World IPv6 Day took place on June 8, 2011 and was a resounding success.
IPv6 is the next generation of the Internet Protocol, and defines how computers communicate and address each other across networks. The current version of the Internet Protocol, IPv4, is not able to support the growing number of devices connected to the Internet. This concern, amongst other issues, is driving the Internet to upgrade to IPv6. IPv6 provides critical performance and architecture improvements for all networks, and will enable a better, faster, and more capable Internet.
World IPv6 Day was a one-day test of IPv6 support, with dozens of web sites across the technology industry enabling IPv6 access for a 24 hour period. Here at Microsoft, we were able to provide IPv6 access to www.microsoft.com, www.bing.com and www.xbox.com as well as Microsoft advertising services, without any incident.
As expected, we’re happy to report that the test of the next-generation Internet went entirely well, both for Microsoft Web properties and for properties across the Internet.

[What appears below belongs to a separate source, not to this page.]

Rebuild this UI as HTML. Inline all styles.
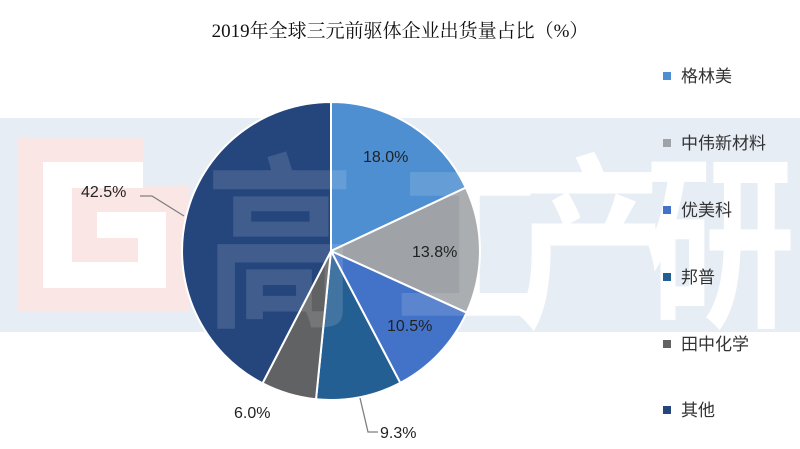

The number of users who access participating websites is well into the millions, and the data derived from World IPv6 Day will be immensely helpful in moving the IPv6 transition along.
On World IPv6 Day, we were looking to accomplish three goals:
- Verify that websites could support IPv6 without causing connectivity issues for users.
- Drive high volumes of web traffic through the next generation Internet as a verification of its stability.
- Obtain a full account of the engineering issues involved in supporting IPv6 at scale.
In each of these areas, World IPv6 Day provided positive and better-than-expected results. We know that prior to World IPv6 Day, there were several concerns about security and instability on the IPv6 Internet, and we’re happy that we didn’t run into any notable issues. While in-depth analysis will take some time, preliminary findings show that the number of users negatively affected by World IPv6 Day was very, very low.
As expected, less than 1 percent of users possess IPv6 access today. However, we’re confident that Internet service providers will accelerate IPv6 deployments. This is an area where considerable investment is critical to ensure a smooth transition to the next-generation Internet.
World IPv6 Day was only a day and most properties disabled IPv6 support after the 24-hour period. On schedule, Bing.com and Microsoft.com deactivated IPv6 support at the end of the testing period, and are now working towards providing permanent IPv6 support.
Given the preparations and success of World IPv6 Day, the Xbox team decided to maintain IPv6 support indefinitely for their Web properties: www.xbox.com, live.xbox.com, and marketplace.xbox.com. For those properties in particular, the effort for World IPv6 Day delivered much of the necessary infrastructure required for permanent support.
The next generation of the Internet is coming soon. We are proud to have been an early leader in defining the transition, and we’re by the growing confidence that the IPv6 transition is progressing smoothly and quickly.